At thana: The CCD now has its own parallel stations and FIR powers. More entry points into the system means more opportunities for abuse.
In community: A police force that historically answered to politicians is now more embedded with the ruling party than ever before.
The Bigger Question: Is This Governance or Control?
Why does a government that wants to serve the public need this many enforcement agencies?
Good governance doesn't require a 8,000-person regulatory army that can arrest you without a warrant. It doesn't require overhauling a Traffic Act to multiply fines tenfold when the real problem is that wardens are already taking bribes on the old fines.
Good governance requires:
- Independent accountability mechanisms
- A police force free from political interference
- Proper salaries so officers don't need to take bribes to survive
- A judicial system fast enough that criminals actually fear it
None of these have been seriously addressed by the current PMLN government in Punjab.

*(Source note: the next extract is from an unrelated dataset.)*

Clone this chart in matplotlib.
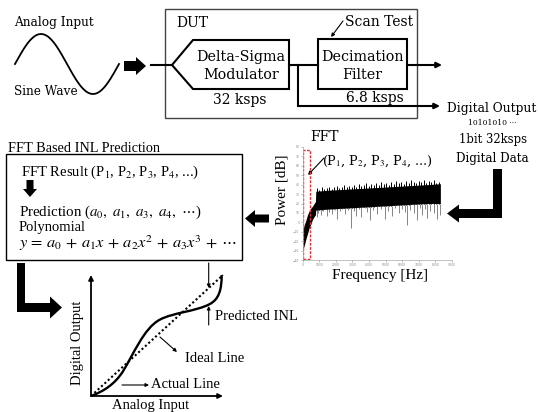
import numpy as np
import matplotlib
matplotlib.use("Agg")
import matplotlib.pyplot as plt
from matplotlib.patches import Rectangle, Polygon, FancyArrow, PathPatch
from matplotlib.path import Path

plt.rcParams['mathtext.fontset'] = 'stix'

W, H = 538, 412
TOP = 'DejaVu Serif'
LOW = 'Liberation Serif'

# FFT spectrum (Hz, dB)
spec_freq = [0, 100, 200, 300, 400, 500, 600, 700, 780, 800, 1500, 2500, 3500, 4500, 5500, 6500, 7500, 8300]
spec_hi = [-10, -3, 2, 8, 12, 15, 17, 20, 22, 33, 34, 35, 36, 37, 38, 39, 40, 41]
spec_lo = [-30, -25, -18, -12, -6, -2, 3, 6, 8, 13, 14, 15, 16, 17, 18, 19, 20, 20]
dip_freq = [850, 950, 1100, 1250, 1460, 1600, 1800, 1950, 2060, 2250, 2400, 2560, 2750, 2920,
            3100, 3250, 3400, 3540, 3750, 3900, 4070, 4250, 4500, 4700, 4970, 5150, 5370, 5550,
            5800, 6000, 6150, 6280, 6500, 6700, 6880, 7050, 7200, 7350, 7480, 7700, 7900, 8080, 8250]
dip_db = [6, 10, 8, 12, 7, 11, 9, 13, 4, 12, 14, 9, 13, -6,
          12, 7, 14, 6, 15, 11, 3, 13, 9, 14, 4, 12, 7, 15,
          10, 14, 11, -3, 13, 10, 2.5, 15, 8, 14, 5, 12, 10, 3.5, 8]
peak_freq = [850, 1000, 1150, 1300, 1450, 1600, 1750, 1900, 2050, 2200, 2350, 2500, 2650,
             2800, 2950, 3100, 3250, 3400, 3550, 3700, 3850, 4000, 4150, 4300, 4450, 4600,
             4750, 4900, 5050, 5200, 5350, 5500, 5650, 5800, 5950, 6100, 6250, 6400, 6550,
             6700, 6850, 7000, 7150, 7300, 7450, 7600, 7750, 7900, 8050, 8200]
peak_db = [36, 34, 37, 35, 36, 38, 35, 37, 39, 36, 38, 40, 37,
           39, 37, 40, 38, 41, 39, 40, 42, 39, 41, 40, 42, 40,
           43, 41, 42, 40, 43, 41, 44, 42, 43, 41, 44, 42, 45, 43,
           42, 44, 43, 45, 42, 44, 43, 45, 42, 43]
fft_xticks = [0, 1000, 2000, 3000, 4000, 5000, 6000, 7000, 8000, 9000]
fft_yticks = [-40, -30, -20, -10, 0, 10, 20, 30, 40, 50, 60, 70, 80]

# INL sketch, normalised input/output
actual_pts = [(0, 0), (0.10, 0.04), (0.18, 0.10), (0.24, 0.20),
              (0.32, 0.34), (0.40, 0.56), (0.52, 0.63),
              (0.62, 0.69), (0.80, 0.70), (0.90, 0.76),
              (0.97, 0.80), (0.99, 0.88), (0.99, 1.0)]
ideal_x = [0, 1]
ideal_y = [0, 1]

fig = plt.figure(figsize=(W / 100, H / 100), dpi=100)
ax = fig.add_axes([0, 0, 1, 1])
ax.set_xlim(0, W)
ax.set_ylim(H, 0)
ax.axis('off')


def txt(x, y, s, size=10, family=TOP, ha='left', **kw):
    ax.text(x, y, s, fontsize=size, family=family, ha=ha, va='center', **kw)


def block(x, y, dx, dy, w, hw, hl):
    ax.add_patch(FancyArrow(x, y, dx, dy, width=w, head_width=hw, head_length=hl,
                            length_includes_head=True, color='black', lw=0))


def thin(x0, y0, x1, y1, lw=1.0, ms=8):
    ax.annotate('', xy=(x1, y1), xytext=(x0, y0),
                arrowprops=dict(arrowstyle='-|>', lw=lw, color='black',
                                mutation_scale=ms, shrinkA=0, shrinkB=0))


# ---- top: input, DUT
txt(14, 22, 'Analog Input', size=8.7)
txt(14, 91, 'Sine Wave', size=8.7)
t = np.linspace(0, 2 * np.pi, 200)
ax.plot(15 + t / (2 * np.pi) * 104, 64 - 30 * np.sin(t), color='black', lw=1.3)
block(124, 66, 22, 0, 10, 18, 10)
ax.plot([151, 172], [65, 65], color='black', lw=1.5)

ax.add_patch(Rectangle((165, 9), 252, 109, fill=False, ec='#444444', lw=1))
txt(176, 23, 'DUT')
ax.add_patch(Polygon([(172, 65), (193, 40), (289, 40), (289, 89), (193, 89)],
                     closed=True, fill=False, ec='black', lw=1.5))
txt(241, 57, 'Delta-Sigma', size=10.3, ha='center')
txt(241, 75, 'Modulator', size=10.3, ha='center')
txt(240, 100, '32 ksps', ha='center')

ax.add_patch(Rectangle((318, 39), 89, 50, fill=False, ec='black', lw=1.5))
txt(362, 57, 'Decimation', size=10.3, ha='center')
txt(362, 75, 'Filter', size=10.3, ha='center')
txt(379, 22, 'Scan Test', ha='center')
thin(343, 21, 331, 37, lw=0.8, ms=5)
ax.plot([289, 318], [65, 65], color='black', lw=1.5)
txt(375, 98, '6.8 ksps', ha='center')
ax.plot([298, 298], [65, 106], color='black', lw=1.5)
thin(298, 106, 440, 106, lw=1.5, ms=8)
thin(407, 65, 442, 65, lw=1.5, ms=8)

txt(492, 108, 'Digital Output', size=8.8, ha='center')
txt(492, 123, '10101010 \u00b7\u00b7\u00b7', size=5.5, ha='center')
txt(493, 140, '1bit 32ksps', size=8.4, ha='center')
txt(492, 158, 'Digital Data', size=8.6, ha='center')

# right L arrow
ax.add_patch(Rectangle((493, 169), 9, 49, color='black', lw=0))
block(502, 213.5, -55, 0, 9, 18, 12)

# ---- FFT panel
axf = fig.add_axes([302.5 / W, 1 - 260 / H, (452 - 302.5) / W, (260 - 147) / H])
axf.vlines(dip_freq, np.interp(dip_freq, spec_freq, spec_lo), dip_db,
           color='#555555', lw=0.5)
axf.fill_between(spec_freq, spec_lo, spec_hi, color='black', lw=0)
axf.vlines(peak_freq, np.interp(peak_freq, spec_freq, spec_lo), peak_db,
           color='black', lw=0.7)
axf.add_patch(Rectangle((0, -39), 470, 116, fill=False, ec='#e03030', ls=(0, (2, 1)), lw=1.0))
axf.set_xlim(0, 9000)
axf.set_ylim(-40, 80)
axf.set_xticks(fft_xticks)
axf.set_yticks(fft_yticks)
axf.tick_params(labelsize=2.2, length=1.2, width=0.4, colors='#888888', pad=1)
for s in ['top', 'right']:
    axf.spines[s].set_visible(False)
for s in ['left', 'bottom']:
    axf.spines[s].set_color('#aaaaaa')
    axf.spines[s].set_linewidth(0.5)
axf.patch.set_alpha(0)

txt(325, 137, 'FFT', ha='center')
txt(378, 161, '(P$_1$, P$_2$, P$_3$, P$_4$, ...)', size=9.2, ha='center')
thin(324, 158, 308, 175, lw=0.8, ms=5)
txt(282, 190, 'Power [dB]', size=11, family=LOW, ha='center', rotation=90)
txt(380, 276, 'Frequency [Hz]', size=11, family=LOW, ha='center')

block(269, 218.5, -24, 0, 8, 17, 10)

# ---- prediction box
txt(8, 149, 'FFT Based INL Prediction', size=10.3, family=LOW)
ax.add_patch(Rectangle((6, 154), 236, 106, fill=False, ec='black', lw=1))
txt(21, 172, 'FFT Result (P$_1$, P$_2$, P$_3$, P$_4$, ...)', size=10.5, family=LOW)
block(30, 180, 0, 17, 7, 14, 8)
txt(19, 212, 'Prediction ($a_0,\\ a_1,\\ a_3,\\ a_4,\\ \\cdots$)', size=10.8, family=LOW)
txt(19, 227, 'Polynomial', size=10.5, family=LOW)
txt(19, 243, '$y\\, =\\, a_0\\, +\\, a_1x\\, +\\, a_2x^2\\, +\\, a_3x^3\\, +\\, \\cdots$', size=11.8, family=LOW)

# left L arrow
ax.add_patch(Rectangle((17, 263), 8, 49, color='black', lw=0))
block(17, 307.5, 45, 0, 9, 22, 12)

# ---- INL sketch
axi = fig.add_axes([91 / W, 1 - 396 / H, 132 / W, 121 / H])
axi.set_xlim(0, 1)
axi.set_ylim(0, 1)
axi.axis('off')
axi.annotate('', xy=(0, 1.0), xytext=(0, 0),
             arrowprops=dict(arrowstyle='-|>', lw=1.3, color='black', mutation_scale=7, shrinkA=0, shrinkB=0))
axi.annotate('', xy=(1.0, 0), xytext=(0, 0),
             arrowprops=dict(arrowstyle='-|>', lw=1.3, color='black', mutation_scale=7, shrinkA=0, shrinkB=0))
axi.plot(ideal_x, ideal_y, color='black', lw=1.5, ls=(0, (1, 1.2)), clip_on=False)
codes = [Path.MOVETO] + [Path.CURVE4] * (len(actual_pts) - 1)
axi.add_patch(PathPatch(Path(actual_pts, codes), fill=False, ec='black', lw=1.7, clip_on=False))

thin(208.7, 263, 208.7, 288, lw=0.8, ms=5)
thin(208.7, 325, 208.7, 306, lw=0.8, ms=5)
txt(215, 317, 'Predicted INL', size=10.5, family=LOW)
thin(160, 337, 177, 352, lw=0.8, ms=5)
txt(185, 359, 'Ideal Line', size=10.5, family=LOW)
thin(122, 385, 149, 385, lw=0.8, ms=5)
txt(151, 385, 'Actual Line', size=10.5, family=LOW)
txt(151, 405, 'Analog Input', size=10.5, family=LOW, ha='center')
txt(78, 343, 'Digital Output', size=10.5, family=LOW, ha='center', rotation=90)

fig.savefig('out.png', dpi=100)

Instead, what we have is more power concentrated in fewer hands — and those hands all trace back to the Chief Minister's office.
Conclusion: Power Without Accountability Is Tyranny in Disguise
The PMLN government in Punjab will tell you that PERA is protecting consumers, that the new Traffic Act is saving lives, and that the CCD is fighting organized crime. And maybe, in some narrow sense, some of that is true.
But when Transparency International tells us that 34% of Punjab residents see their police as the most corrupt institution in the country, something is fundamentally broken. And the solution to broken, corrupt enforcement is not more enforcement with less accountability.
History — in Pakistan and around the world — teaches us one lesson consistently: giving more power to a corrupt system does not fix it. It expands it.
The people of Punjab deserve better. They deserve a police force that serves them — not a political machine that rules them.
Until that changes, every new law, every new agency, and every new uniform is just another tool of control dressed up as public service.